Many things all at once:
- Reading a streaming URL
- Passing through GZip decoder
- Then parsing XML
- Then doing map-reduce data from Wikipedia
The main example is in FindMostPopularWikipediaKeywordsFs2App
or
FindMostPopularWikipediaKeywordsZIOApp.
There is also a plain Scala example (using Iterator
) in FindMostPopularWikipediaKeywordsPlainScalaApp.
$ git clone https://github.com/ScalaWilliam/xs4s.git
$ sbt "examples/runMain xs4s.example.FindMostPopularWikipediaKeywordsFs2App"

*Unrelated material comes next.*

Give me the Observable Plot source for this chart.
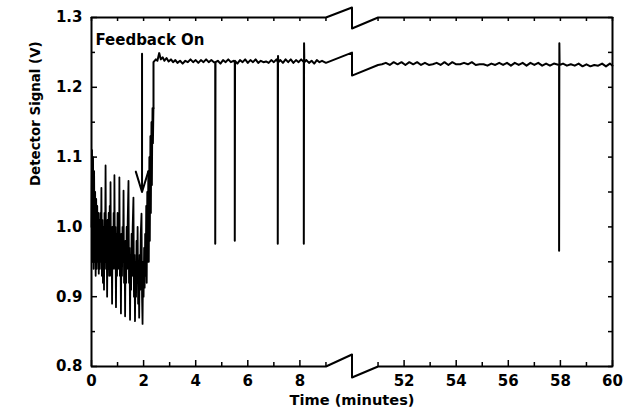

$ sbt "examples/runMain xs4s.example.FindMostPopularWikipediaKeywordsZIOApp"
$ sbt "examples/runMain xs4s.example.FindMostPopularWikipediaKeywordsPlainScalaApp"
This can consume 100MB files or 4GB files without any problems. And it does it fast. It converts XML streams into Scala XML trees on demand, which you can then query from.